- **Written task**
Reproduce the full listing below unchanged, apart from the pictures.

- **Given material**
* START *

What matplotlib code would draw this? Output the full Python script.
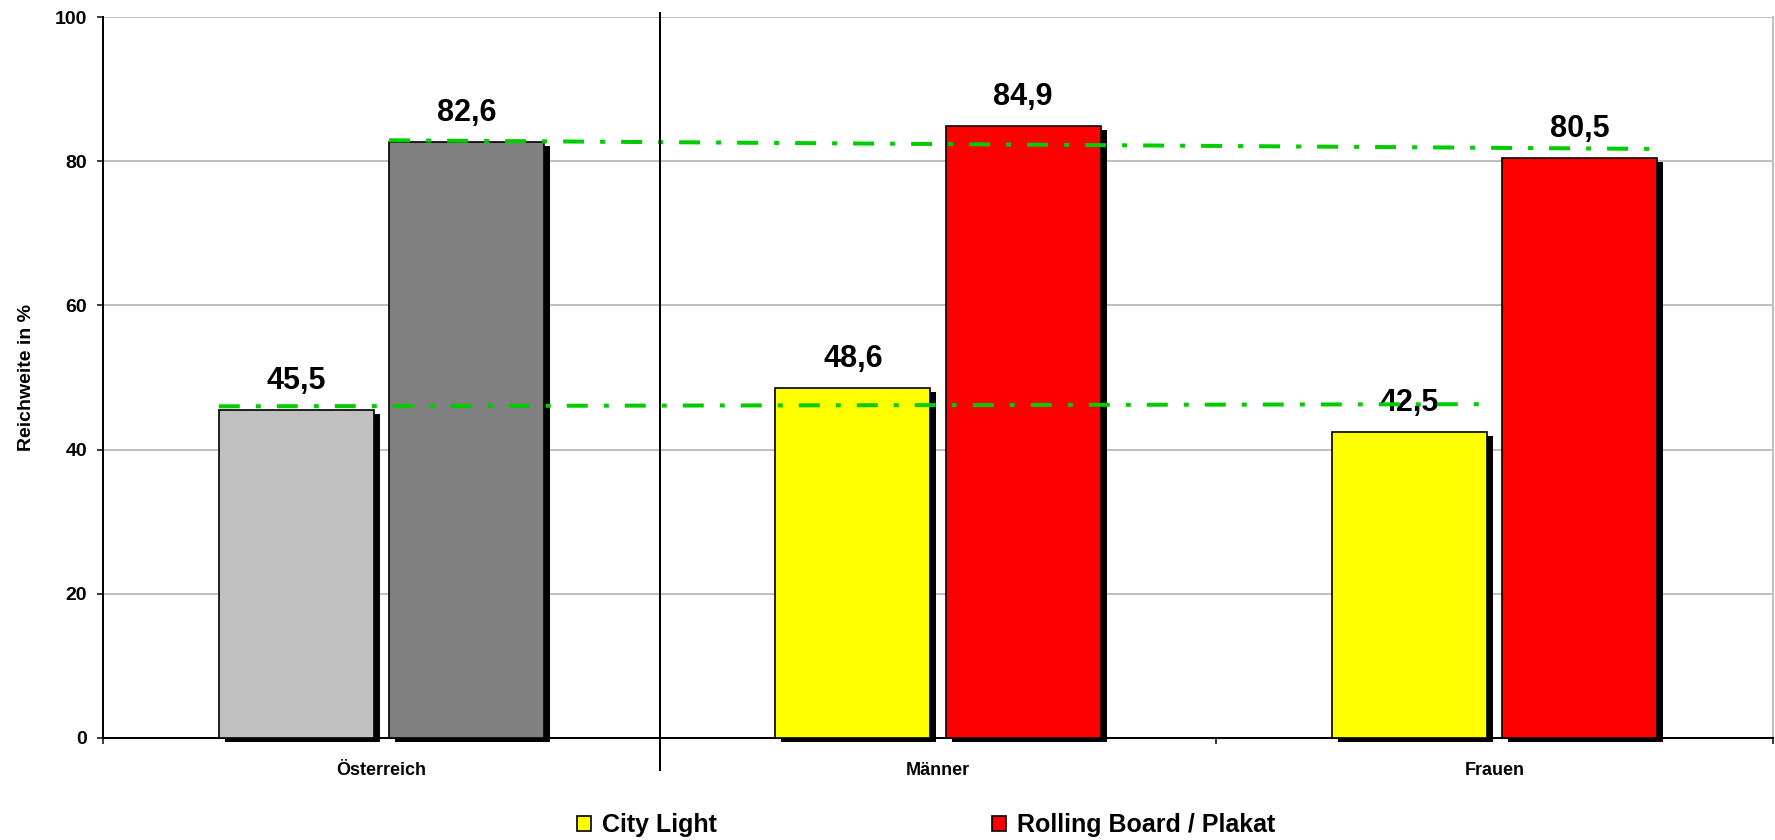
import numpy as np
import matplotlib
matplotlib.use('Agg')
import matplotlib.pyplot as plt
from matplotlib.patches import Patch
import matplotlib.patheffects as pe

plt.rcParams['font.family'] = ['Liberation Sans', 'DejaVu Sans']
plt.rcParams['font.weight'] = 'bold'

# data
categories = ['Österreich', 'Männer', 'Frauen']
city_light = [45.5, 48.6, 42.5]
rolling_board = [82.6, 84.9, 80.5]
city_colors = ['#C0C0C0', '#FFFF00', '#FFFF00']
rb_colors = ['#808080', '#FF0000', '#FF0000']
# trend lines (start, end)
city_trend = [46.0, 46.3]
rb_trend = [82.9, 81.7]
yticks = [0, 20, 40, 60, 80, 100]
legend_labels = ['City Light', 'Rolling Board / Plakat']

fig = plt.figure(figsize=(17.75, 8.4), dpi=100)
ax = fig.add_axes([103/1775, 1 - 738/840, 1670/1775, 721/840])

x = np.arange(len(categories))
w = 0.278
off = 0.153
px = 72/100.  # points per pixel
shadow = [pe.SimplePatchShadow(offset=(6*px, -4*px), shadow_rgbFace='black', alpha=1.0), pe.Normal()]

b1 = ax.bar(x - off, city_light, w, color=city_colors, edgecolor='black', linewidth=1.2,
            zorder=3, clip_on=False)
b2 = ax.bar(x + off, rolling_board, w, color=rb_colors, edgecolor='black', linewidth=1.2,
            zorder=3, clip_on=False)
for b in list(b1) + list(b2):
    b.set_path_effects(shadow)

# value labels
for xi, v in zip(x - off, city_light):
    ax.annotate('{:.1f}'.format(v).replace('.', ','), (xi, v), xytext=(0, 21*px),
                textcoords='offset points', ha='center', va='baseline',
                fontsize=22, fontweight='bold', zorder=4)
for xi, v in zip(x + off, rolling_board):
    ax.annotate('{:.1f}'.format(v).replace('.', ','), (xi, v), xytext=(0, 21*px),
                textcoords='offset points', ha='center', va='baseline',
                fontsize=22, fontweight='bold', zorder=4)

# green dash-dot trend lines
green = '#00CC00'
ax.plot([x[0] - off - w/2, x[-1] - off + w/2], city_trend, color=green, lw=4*px,
        dashes=(5.25, 4, 1.25, 4), zorder=5)
ax.plot([x[0] + off - w/2, x[-1] + off + w/2], rb_trend, color=green, lw=4*px,
        dashes=(5.25, 4, 1.25, 4), zorder=5)

# separator line
ax.axvline(0.5, ymin=-32/721, ymax=725/721, color='black', lw=2*px*1.0, clip_on=False, zorder=6)

ax.set_xlim(-0.5, len(categories) - 0.5)
ax.set_ylim(0, 100)
ax.set_yticks(yticks)
ax.set_yticklabels([str(t) for t in yticks], fontsize=14, fontweight='bold')
ax.yaxis.grid(True, color='#C0C0C0', lw=2*px, zorder=0)
ax.set_axisbelow(True)

ax.set_xticks(np.arange(len(categories) + 1) - 0.5)
ax.set_xticklabels([])
ax.set_xticks(x, minor=True)
ax.set_xticklabels(categories, minor=True, fontsize=13, fontweight='bold')
ax.tick_params(axis='x', which='minor', length=0, pad=17)
ax.tick_params(axis='x', which='major', length=6*px, width=1.5*px, direction='out')
ax.tick_params(axis='y', length=6*px, width=1.5*px, direction='out', pad=7)

ax.set_ylabel('Reichweite in %', fontsize=14, fontweight='bold', labelpad=14)

for s in ['left', 'bottom']:
    ax.spines[s].set_linewidth(2*px)
    ax.spines[s].set_color('black')
ax.spines['top'].set_visible(False)
ax.spines['right'].set_color('#C0C0C0')
ax.spines['right'].set_linewidth(2*px)

handles = [Patch(facecolor='#FFFF00', edgecolor='black', lw=1.2),
           Patch(facecolor='#FF0000', edgecolor='black', lw=1.2)]
fig.legend(handles, legend_labels, loc='center', bbox_to_anchor=(0.522, 0.018), ncol=2,
           frameon=False, prop={'size': 18, 'weight': 'bold'}, handlelength=0.55,
           handleheight=0.55, handletextpad=0.45, columnspacing=11, borderpad=0)

fig.savefig('out.png', dpi=100)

* END *

- **Worked answer**
What matplotlib code would draw this? Output the full Python script.
import numpy as np
import matplotlib
matplotlib.use('Agg')
import matplotlib.pyplot as plt
from matplotlib.patches import Patch
import matplotlib.patheffects as pe

plt.rcParams['font.family'] = ['Liberation Sans', 'DejaVu Sans']
plt.rcParams['font.weight'] = 'bold'

# data
categories = ['Österreich', 'Männer', 'Frauen']
city_light = [45.5, 48.6, 42.5]
rolling_board = [82.6, 84.9, 80.5]
city_colors = ['#C0C0C0', '#FFFF00', '#FFFF00']
rb_colors = ['#808080', '#FF0000', '#FF0000']
# trend lines (start, end)
city_trend = [46.0, 46.3]
rb_trend = [82.9, 81.7]
yticks = [0, 20, 40, 60, 80, 100]
legend_labels = ['City Light', 'Rolling Board / Plakat']

fig = plt.figure(figsize=(17.75, 8.4), dpi=100)
ax = fig.add_axes([103/1775, 1 - 738/840, 1670/1775, 721/840])

x = np.arange(len(categories))
w = 0.278
off = 0.153
px = 72/100.  # points per pixel
shadow = [pe.SimplePatchShadow(offset=(6*px, -4*px), shadow_rgbFace='black', alpha=1.0), pe.Normal()]

b1 = ax.bar(x - off, city_light, w, color=city_colors, edgecolor='black', linewidth=1.2,
            zorder=3, clip_on=False)
b2 = ax.bar(x + off, rolling_board, w, color=rb_colors, edgecolor='black', linewidth=1.2,
            zorder=3, clip_on=False)
for b in list(b1) + list(b2):
    b.set_path_effects(shadow)

# value labels
for xi, v in zip(x - off, city_light):
    ax.annotate('{:.1f}'.format(v).replace('.', ','), (xi, v), xytext=(0, 21*px),
                textcoords='offset points', ha='center', va='baseline',
                fontsize=22, fontweight='bold', zorder=4)
for xi, v in zip(x + off, rolling_board):
    ax.annotate('{:.1f}'.format(v).replace('.', ','), (xi, v), xytext=(0, 21*px),
                textcoords='offset points', ha='center', va='baseline',
                fontsize=22, fontweight='bold', zorder=4)

# green dash-dot trend lines
green = '#00CC00'
ax.plot([x[0] - off - w/2, x[-1] - off + w/2], city_trend, color=green, lw=4*px,
        dashes=(5.25, 4, 1.25, 4), zorder=5)
ax.plot([x[0] + off - w/2, x[-1] + off + w/2], rb_trend, color=green, lw=4*px,
        dashes=(5.25, 4, 1.25, 4), zorder=5)

# separator line
ax.axvline(0.5, ymin=-32/721, ymax=725/721, color='black', lw=2*px*1.0, clip_on=False, zorder=6)

ax.set_xlim(-0.5, len(categories) - 0.5)
ax.set_ylim(0, 100)
ax.set_yticks(yticks)
ax.set_yticklabels([str(t) for t in yticks], fontsize=14, fontweight='bold')
ax.yaxis.grid(True, color='#C0C0C0', lw=2*px, zorder=0)
ax.set_axisbelow(True)

ax.set_xticks(np.arange(len(categories) + 1) - 0.5)
ax.set_xticklabels([])
ax.set_xticks(x, minor=True)
ax.set_xticklabels(categories, minor=True, fontsize=13, fontweight='bold')
ax.tick_params(axis='x', which='minor', length=0, pad=17)
ax.tick_params(axis='x', which='major', length=6*px, width=1.5*px, direction='out')
ax.tick_params(axis='y', length=6*px, width=1.5*px, direction='out', pad=7)

ax.set_ylabel('Reichweite in %', fontsize=14, fontweight='bold', labelpad=14)

for s in ['left', 'bottom']:
    ax.spines[s].set_linewidth(2*px)
    ax.spines[s].set_color('black')
ax.spines['top'].set_visible(False)
ax.spines['right'].set_color('#C0C0C0')
ax.spines['right'].set_linewidth(2*px)

handles = [Patch(facecolor='#FFFF00', edgecolor='black', lw=1.2),
           Patch(facecolor='#FF0000', edgecolor='black', lw=1.2)]
fig.legend(handles, legend_labels, loc='center', bbox_to_anchor=(0.522, 0.018), ncol=2,
           frameon=False, prop={'size': 18, 'weight': 'bold'}, handlelength=0.55,
           handleheight=0.55, handletextpad=0.45, columnspacing=11, borderpad=0)

fig.savefig('out.png', dpi=100)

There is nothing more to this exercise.